* Material for the task *

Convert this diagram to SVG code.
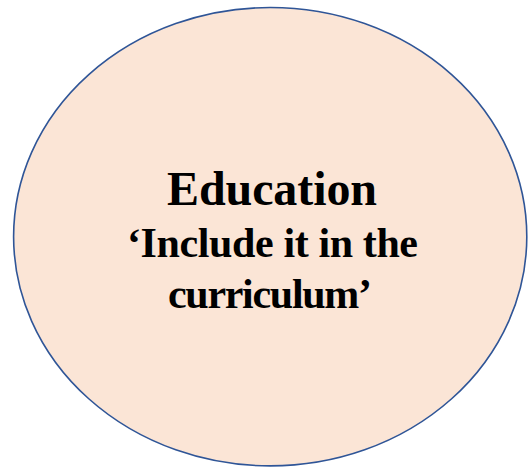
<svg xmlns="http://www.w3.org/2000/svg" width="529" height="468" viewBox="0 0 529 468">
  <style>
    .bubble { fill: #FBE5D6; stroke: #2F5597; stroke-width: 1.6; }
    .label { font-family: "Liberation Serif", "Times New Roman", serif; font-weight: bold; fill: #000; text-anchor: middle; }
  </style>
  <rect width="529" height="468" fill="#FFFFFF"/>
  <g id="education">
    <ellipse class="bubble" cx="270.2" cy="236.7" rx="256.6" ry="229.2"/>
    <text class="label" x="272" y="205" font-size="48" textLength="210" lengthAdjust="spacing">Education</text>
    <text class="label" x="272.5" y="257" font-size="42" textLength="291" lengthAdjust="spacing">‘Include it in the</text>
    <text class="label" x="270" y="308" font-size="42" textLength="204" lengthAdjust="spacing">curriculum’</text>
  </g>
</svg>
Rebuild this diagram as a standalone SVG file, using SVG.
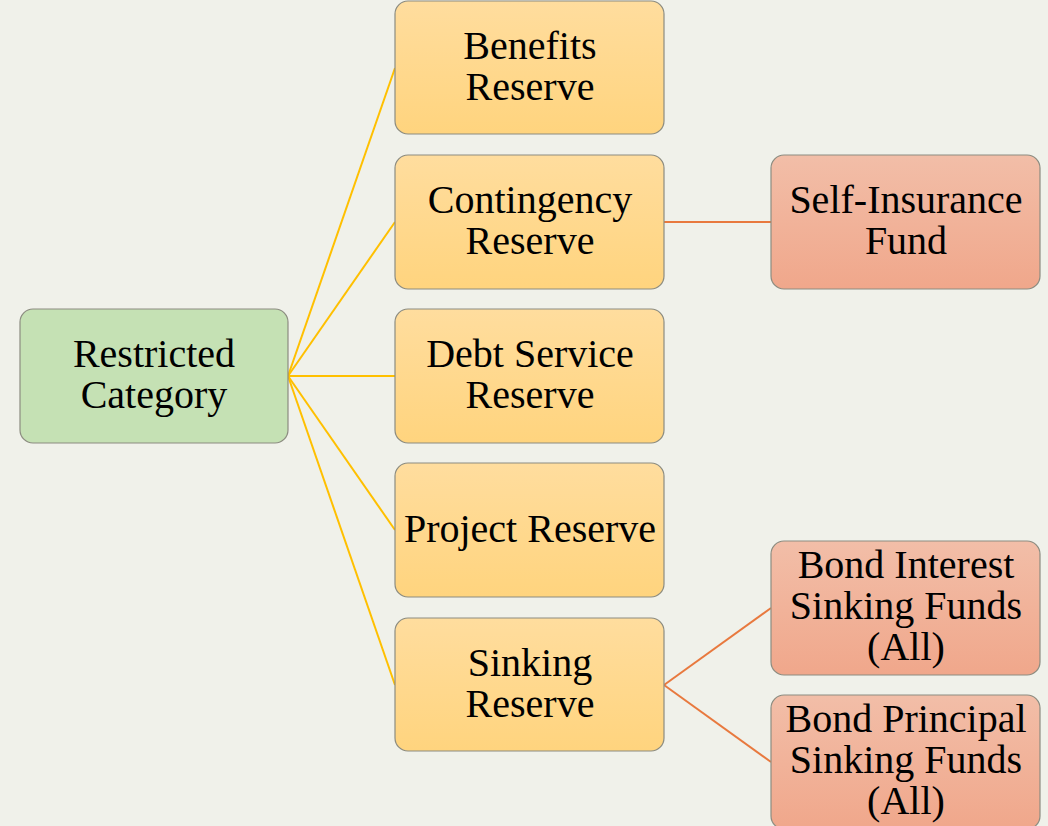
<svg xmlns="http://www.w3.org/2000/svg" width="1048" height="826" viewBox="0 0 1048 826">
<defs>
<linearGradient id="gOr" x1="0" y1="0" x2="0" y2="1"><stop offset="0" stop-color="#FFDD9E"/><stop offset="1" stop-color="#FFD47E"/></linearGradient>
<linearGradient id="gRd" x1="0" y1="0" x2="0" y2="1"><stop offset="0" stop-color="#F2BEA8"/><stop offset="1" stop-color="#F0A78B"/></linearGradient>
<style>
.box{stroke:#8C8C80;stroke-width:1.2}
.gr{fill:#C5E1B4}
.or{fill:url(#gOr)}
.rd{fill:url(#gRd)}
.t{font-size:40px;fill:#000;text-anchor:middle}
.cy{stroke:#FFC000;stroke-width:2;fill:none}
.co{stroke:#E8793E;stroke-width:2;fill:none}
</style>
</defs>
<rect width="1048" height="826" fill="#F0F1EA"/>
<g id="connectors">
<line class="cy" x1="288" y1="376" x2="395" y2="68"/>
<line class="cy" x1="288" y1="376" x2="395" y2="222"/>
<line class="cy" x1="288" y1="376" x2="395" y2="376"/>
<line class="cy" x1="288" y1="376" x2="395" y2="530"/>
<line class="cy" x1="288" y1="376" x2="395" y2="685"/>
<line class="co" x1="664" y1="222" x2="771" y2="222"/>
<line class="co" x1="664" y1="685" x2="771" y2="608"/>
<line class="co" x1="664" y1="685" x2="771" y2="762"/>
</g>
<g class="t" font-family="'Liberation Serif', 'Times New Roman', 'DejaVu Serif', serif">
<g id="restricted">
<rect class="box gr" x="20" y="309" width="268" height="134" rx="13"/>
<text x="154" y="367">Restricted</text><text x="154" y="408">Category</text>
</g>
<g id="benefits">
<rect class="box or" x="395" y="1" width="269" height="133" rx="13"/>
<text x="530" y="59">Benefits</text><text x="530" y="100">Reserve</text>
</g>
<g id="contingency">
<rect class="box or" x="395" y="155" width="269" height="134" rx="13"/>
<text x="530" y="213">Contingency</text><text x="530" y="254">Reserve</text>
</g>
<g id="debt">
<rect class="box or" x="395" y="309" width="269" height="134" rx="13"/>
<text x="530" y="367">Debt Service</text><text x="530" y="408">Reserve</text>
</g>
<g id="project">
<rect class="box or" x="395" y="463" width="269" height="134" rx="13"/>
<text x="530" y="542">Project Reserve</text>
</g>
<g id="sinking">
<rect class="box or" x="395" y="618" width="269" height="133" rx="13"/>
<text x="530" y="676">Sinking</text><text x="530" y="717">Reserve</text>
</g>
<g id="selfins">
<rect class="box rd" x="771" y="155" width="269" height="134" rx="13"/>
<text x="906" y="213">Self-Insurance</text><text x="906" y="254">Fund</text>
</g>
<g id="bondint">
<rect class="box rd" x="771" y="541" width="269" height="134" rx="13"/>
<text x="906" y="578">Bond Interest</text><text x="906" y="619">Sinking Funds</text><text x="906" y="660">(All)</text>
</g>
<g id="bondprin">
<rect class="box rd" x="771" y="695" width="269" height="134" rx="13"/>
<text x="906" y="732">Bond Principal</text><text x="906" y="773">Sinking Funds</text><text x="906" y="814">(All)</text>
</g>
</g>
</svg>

* Task description *
Copy every line of the entries above in which "this" occurs.

* Exercise answer *
Convert this diagram to SVG code.
Rebuild this diagram as a standalone SVG file, using SVG.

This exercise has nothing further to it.